*Written task*
Say how many lines hold the string "with", and nothing more.

*Input records*
>>>

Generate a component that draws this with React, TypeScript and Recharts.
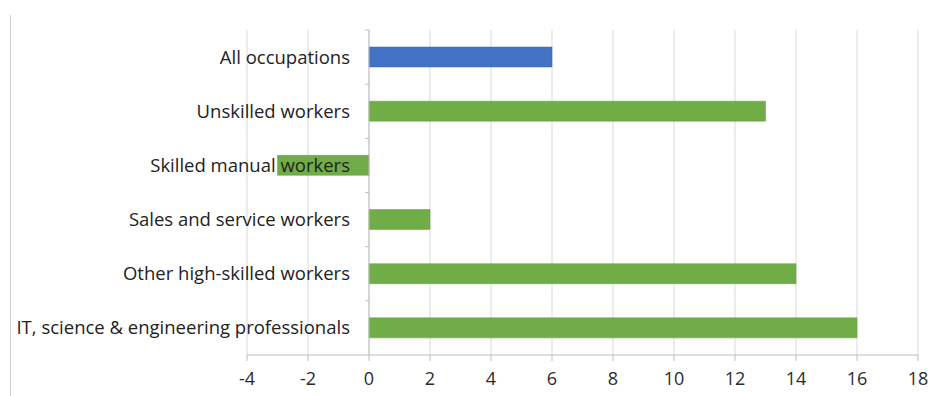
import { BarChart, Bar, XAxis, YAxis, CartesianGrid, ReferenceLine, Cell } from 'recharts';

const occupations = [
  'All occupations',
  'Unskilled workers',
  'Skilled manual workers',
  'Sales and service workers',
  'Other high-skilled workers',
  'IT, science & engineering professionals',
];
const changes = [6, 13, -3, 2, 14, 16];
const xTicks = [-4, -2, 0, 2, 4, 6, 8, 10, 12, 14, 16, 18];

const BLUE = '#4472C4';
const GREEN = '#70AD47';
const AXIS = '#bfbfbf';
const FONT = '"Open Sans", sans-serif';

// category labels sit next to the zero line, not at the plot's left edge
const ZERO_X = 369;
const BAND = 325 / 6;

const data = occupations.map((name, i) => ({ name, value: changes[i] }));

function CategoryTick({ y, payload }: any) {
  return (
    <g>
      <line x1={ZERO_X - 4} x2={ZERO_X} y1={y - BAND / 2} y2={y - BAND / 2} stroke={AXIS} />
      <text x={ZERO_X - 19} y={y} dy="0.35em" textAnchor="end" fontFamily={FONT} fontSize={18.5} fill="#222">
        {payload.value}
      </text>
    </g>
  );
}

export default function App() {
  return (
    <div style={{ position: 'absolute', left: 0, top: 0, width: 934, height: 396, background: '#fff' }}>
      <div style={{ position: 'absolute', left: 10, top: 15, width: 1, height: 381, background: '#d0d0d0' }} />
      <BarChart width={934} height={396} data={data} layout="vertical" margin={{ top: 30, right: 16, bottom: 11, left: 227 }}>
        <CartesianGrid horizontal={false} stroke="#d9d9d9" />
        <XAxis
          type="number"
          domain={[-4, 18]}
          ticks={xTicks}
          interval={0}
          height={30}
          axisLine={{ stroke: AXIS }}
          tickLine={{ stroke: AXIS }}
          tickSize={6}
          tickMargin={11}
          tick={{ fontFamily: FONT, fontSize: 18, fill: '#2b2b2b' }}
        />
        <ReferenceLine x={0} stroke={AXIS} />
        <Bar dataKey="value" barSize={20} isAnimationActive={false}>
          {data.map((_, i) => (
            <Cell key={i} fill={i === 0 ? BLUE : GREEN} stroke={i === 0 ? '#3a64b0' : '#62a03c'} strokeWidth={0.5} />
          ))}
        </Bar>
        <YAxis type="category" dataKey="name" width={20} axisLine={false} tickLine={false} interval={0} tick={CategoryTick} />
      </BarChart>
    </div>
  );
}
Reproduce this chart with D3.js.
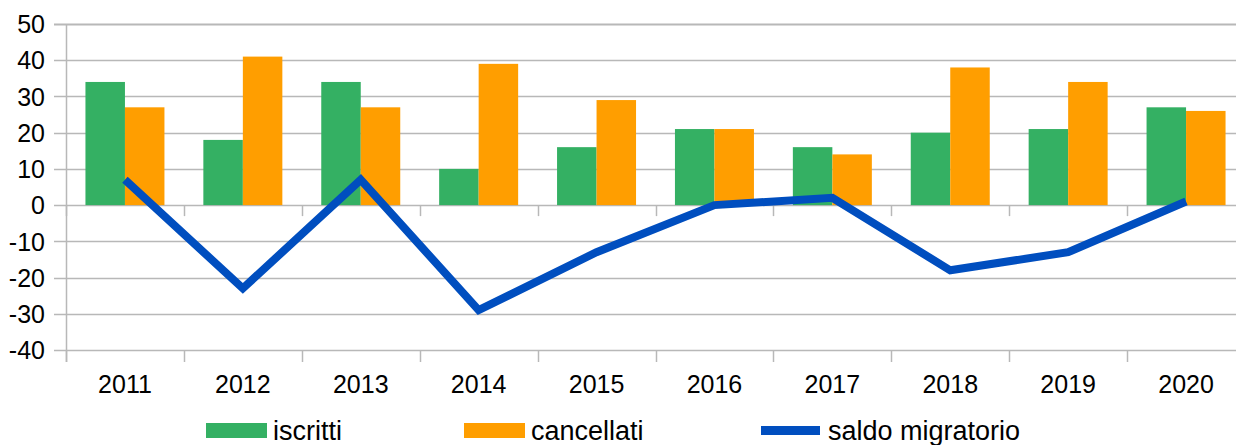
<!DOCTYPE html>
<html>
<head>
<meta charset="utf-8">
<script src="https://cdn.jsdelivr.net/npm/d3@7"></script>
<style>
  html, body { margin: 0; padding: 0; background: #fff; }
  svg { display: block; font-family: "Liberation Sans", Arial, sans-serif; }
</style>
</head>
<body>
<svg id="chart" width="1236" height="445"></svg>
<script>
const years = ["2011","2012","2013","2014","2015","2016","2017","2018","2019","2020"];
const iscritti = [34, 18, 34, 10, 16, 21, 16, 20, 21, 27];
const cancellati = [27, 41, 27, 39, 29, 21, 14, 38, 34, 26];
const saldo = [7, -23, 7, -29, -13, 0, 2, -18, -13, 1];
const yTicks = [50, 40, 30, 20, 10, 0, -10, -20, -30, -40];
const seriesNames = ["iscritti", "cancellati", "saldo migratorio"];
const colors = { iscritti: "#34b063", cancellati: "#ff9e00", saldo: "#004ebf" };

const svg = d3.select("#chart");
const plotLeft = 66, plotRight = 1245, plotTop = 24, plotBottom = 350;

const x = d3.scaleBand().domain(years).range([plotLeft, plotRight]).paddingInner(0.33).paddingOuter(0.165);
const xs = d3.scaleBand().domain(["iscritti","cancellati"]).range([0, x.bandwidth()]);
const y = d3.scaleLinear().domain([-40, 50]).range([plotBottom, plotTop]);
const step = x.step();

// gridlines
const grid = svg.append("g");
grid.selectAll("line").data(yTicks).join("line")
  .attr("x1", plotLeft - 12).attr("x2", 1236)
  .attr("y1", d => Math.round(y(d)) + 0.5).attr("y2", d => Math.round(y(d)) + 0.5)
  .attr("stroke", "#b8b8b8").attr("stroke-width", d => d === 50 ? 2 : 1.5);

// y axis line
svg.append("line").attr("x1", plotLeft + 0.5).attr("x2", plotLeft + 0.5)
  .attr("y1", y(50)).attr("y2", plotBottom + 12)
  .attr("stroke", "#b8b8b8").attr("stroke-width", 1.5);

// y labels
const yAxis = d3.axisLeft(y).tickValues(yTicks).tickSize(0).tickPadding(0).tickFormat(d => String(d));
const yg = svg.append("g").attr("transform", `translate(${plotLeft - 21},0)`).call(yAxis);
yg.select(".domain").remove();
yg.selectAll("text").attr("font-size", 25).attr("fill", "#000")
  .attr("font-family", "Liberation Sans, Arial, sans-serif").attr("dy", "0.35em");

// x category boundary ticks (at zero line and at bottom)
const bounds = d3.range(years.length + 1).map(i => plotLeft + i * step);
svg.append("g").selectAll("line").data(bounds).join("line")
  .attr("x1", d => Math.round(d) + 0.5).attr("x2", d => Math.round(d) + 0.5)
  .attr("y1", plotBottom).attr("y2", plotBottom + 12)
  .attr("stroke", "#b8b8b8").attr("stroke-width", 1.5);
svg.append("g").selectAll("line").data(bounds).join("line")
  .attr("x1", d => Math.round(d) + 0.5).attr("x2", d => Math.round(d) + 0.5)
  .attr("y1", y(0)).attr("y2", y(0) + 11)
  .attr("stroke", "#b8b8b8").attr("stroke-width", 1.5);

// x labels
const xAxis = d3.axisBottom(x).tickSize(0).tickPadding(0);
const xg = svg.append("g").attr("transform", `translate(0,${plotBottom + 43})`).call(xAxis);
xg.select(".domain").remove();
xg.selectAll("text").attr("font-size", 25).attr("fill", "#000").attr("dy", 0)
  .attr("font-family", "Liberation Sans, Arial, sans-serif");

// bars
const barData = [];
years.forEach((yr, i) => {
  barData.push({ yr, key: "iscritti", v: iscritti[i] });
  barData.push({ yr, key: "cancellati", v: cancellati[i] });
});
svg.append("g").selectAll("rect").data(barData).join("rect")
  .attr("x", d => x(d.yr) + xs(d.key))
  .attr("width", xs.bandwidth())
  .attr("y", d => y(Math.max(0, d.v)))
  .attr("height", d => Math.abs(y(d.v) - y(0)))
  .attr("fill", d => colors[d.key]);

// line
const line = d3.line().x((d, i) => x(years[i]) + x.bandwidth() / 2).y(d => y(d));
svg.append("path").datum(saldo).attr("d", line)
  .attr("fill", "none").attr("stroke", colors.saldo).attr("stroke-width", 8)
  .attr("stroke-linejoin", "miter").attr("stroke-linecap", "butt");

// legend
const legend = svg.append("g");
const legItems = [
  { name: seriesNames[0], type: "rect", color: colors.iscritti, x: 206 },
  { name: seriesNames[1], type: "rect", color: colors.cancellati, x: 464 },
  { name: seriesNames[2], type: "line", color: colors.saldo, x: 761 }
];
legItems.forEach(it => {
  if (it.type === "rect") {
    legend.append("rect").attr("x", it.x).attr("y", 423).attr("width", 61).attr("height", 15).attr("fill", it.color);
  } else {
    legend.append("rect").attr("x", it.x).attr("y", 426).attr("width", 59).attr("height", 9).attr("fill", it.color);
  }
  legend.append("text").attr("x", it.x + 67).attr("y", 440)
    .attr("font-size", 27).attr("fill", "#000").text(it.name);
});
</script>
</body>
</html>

<<<

*Correct answer*
2